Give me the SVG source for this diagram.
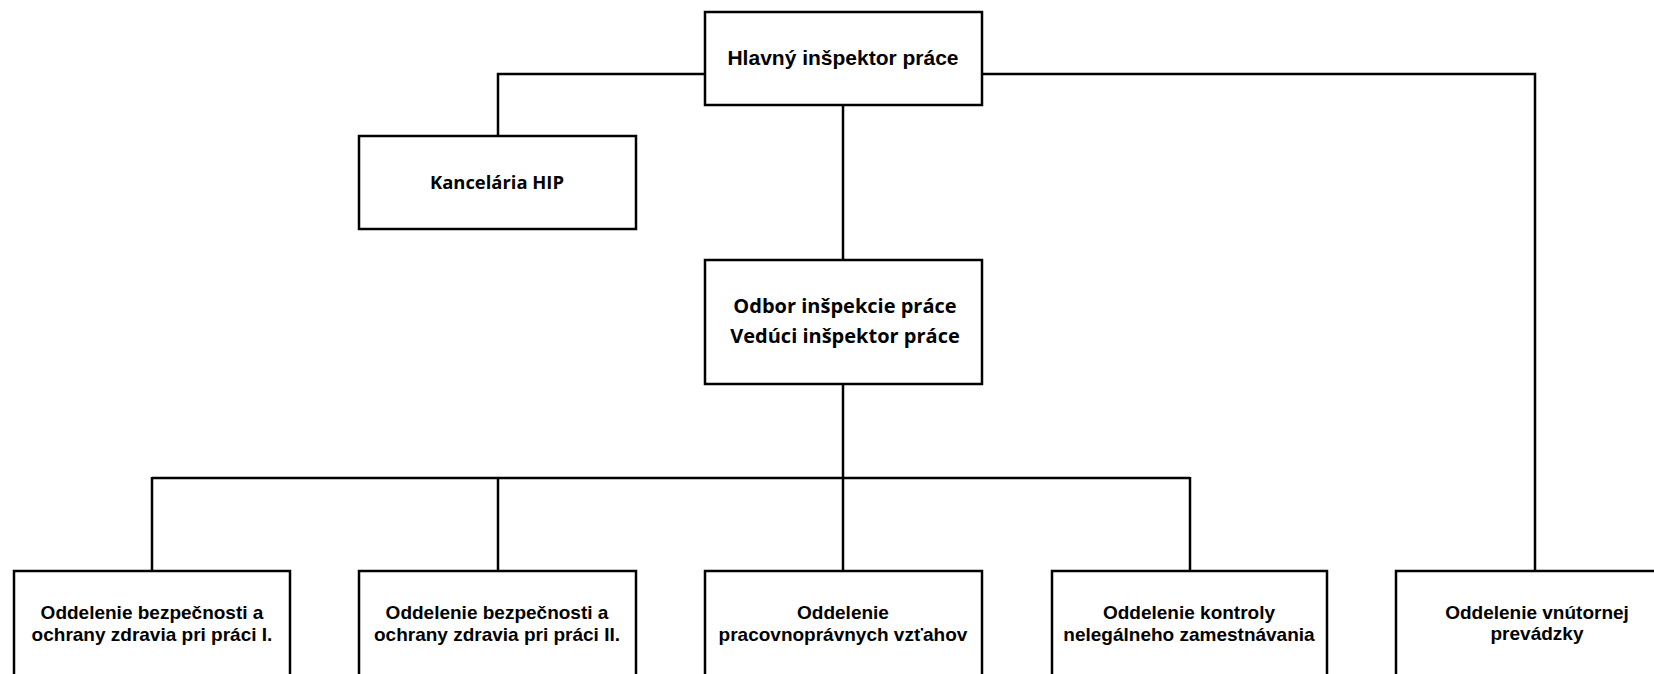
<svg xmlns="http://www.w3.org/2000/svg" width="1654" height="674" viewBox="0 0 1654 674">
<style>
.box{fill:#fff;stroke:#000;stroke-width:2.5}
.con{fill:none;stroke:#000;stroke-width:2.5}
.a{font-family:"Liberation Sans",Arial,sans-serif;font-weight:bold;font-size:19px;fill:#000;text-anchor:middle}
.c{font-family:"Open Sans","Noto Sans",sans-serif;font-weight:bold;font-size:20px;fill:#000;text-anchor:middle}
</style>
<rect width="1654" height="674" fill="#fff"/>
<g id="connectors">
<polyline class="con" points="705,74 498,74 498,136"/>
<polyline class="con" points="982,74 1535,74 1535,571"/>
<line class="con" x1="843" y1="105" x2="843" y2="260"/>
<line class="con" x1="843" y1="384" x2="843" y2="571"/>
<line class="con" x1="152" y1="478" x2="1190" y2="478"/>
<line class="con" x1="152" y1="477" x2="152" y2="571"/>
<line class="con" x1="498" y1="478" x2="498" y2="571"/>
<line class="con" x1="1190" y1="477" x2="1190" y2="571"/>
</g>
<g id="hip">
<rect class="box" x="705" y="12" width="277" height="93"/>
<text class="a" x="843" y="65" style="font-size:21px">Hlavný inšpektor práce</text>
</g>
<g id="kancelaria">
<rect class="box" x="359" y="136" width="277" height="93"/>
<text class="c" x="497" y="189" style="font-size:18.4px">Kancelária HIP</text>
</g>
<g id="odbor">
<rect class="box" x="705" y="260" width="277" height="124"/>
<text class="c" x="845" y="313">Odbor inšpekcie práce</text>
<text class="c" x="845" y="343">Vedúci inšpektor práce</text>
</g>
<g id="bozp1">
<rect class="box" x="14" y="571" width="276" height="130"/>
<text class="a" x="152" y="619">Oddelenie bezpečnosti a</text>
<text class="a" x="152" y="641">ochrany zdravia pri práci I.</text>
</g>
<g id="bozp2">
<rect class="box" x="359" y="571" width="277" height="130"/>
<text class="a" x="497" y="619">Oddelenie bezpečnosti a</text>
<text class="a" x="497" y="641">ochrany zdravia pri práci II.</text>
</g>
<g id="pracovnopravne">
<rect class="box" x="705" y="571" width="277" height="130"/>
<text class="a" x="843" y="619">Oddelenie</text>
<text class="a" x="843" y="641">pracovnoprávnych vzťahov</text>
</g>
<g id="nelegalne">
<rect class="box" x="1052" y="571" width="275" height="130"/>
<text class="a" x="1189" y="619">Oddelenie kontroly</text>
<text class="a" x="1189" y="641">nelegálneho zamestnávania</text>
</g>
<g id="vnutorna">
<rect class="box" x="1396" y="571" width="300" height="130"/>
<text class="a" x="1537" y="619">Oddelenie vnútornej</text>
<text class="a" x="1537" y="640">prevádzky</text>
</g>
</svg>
※
(What is required)
Reproduce the material above in full and without alteration, but skip all pictures.

(Task answer)
Give me the SVG source for this diagram.
<svg xmlns="http://www.w3.org/2000/svg" width="1654" height="674" viewBox="0 0 1654 674">
<style>
.box{fill:#fff;stroke:#000;stroke-width:2.5}
.con{fill:none;stroke:#000;stroke-width:2.5}
.a{font-family:"Liberation Sans",Arial,sans-serif;font-weight:bold;font-size:19px;fill:#000;text-anchor:middle}
.c{font-family:"Open Sans","Noto Sans",sans-serif;font-weight:bold;font-size:20px;fill:#000;text-anchor:middle}
</style>
<rect width="1654" height="674" fill="#fff"/>
<g id="connectors">
<polyline class="con" points="705,74 498,74 498,136"/>
<polyline class="con" points="982,74 1535,74 1535,571"/>
<line class="con" x1="843" y1="105" x2="843" y2="260"/>
<line class="con" x1="843" y1="384" x2="843" y2="571"/>
<line class="con" x1="152" y1="478" x2="1190" y2="478"/>
<line class="con" x1="152" y1="477" x2="152" y2="571"/>
<line class="con" x1="498" y1="478" x2="498" y2="571"/>
<line class="con" x1="1190" y1="477" x2="1190" y2="571"/>
</g>
<g id="hip">
<rect class="box" x="705" y="12" width="277" height="93"/>
<text class="a" x="843" y="65" style="font-size:21px">Hlavný inšpektor práce</text>
</g>
<g id="kancelaria">
<rect class="box" x="359" y="136" width="277" height="93"/>
<text class="c" x="497" y="189" style="font-size:18.4px">Kancelária HIP</text>
</g>
<g id="odbor">
<rect class="box" x="705" y="260" width="277" height="124"/>
<text class="c" x="845" y="313">Odbor inšpekcie práce</text>
<text class="c" x="845" y="343">Vedúci inšpektor práce</text>
</g>
<g id="bozp1">
<rect class="box" x="14" y="571" width="276" height="130"/>
<text class="a" x="152" y="619">Oddelenie bezpečnosti a</text>
<text class="a" x="152" y="641">ochrany zdravia pri práci I.</text>
</g>
<g id="bozp2">
<rect class="box" x="359" y="571" width="277" height="130"/>
<text class="a" x="497" y="619">Oddelenie bezpečnosti a</text>
<text class="a" x="497" y="641">ochrany zdravia pri práci II.</text>
</g>
<g id="pracovnopravne">
<rect class="box" x="705" y="571" width="277" height="130"/>
<text class="a" x="843" y="619">Oddelenie</text>
<text class="a" x="843" y="641">pracovnoprávnych vzťahov</text>
</g>
<g id="nelegalne">
<rect class="box" x="1052" y="571" width="275" height="130"/>
<text class="a" x="1189" y="619">Oddelenie kontroly</text>
<text class="a" x="1189" y="641">nelegálneho zamestnávania</text>
</g>
<g id="vnutorna">
<rect class="box" x="1396" y="571" width="300" height="130"/>
<text class="a" x="1537" y="619">Oddelenie vnútornej</text>
<text class="a" x="1537" y="640">prevádzky</text>
</g>
</svg>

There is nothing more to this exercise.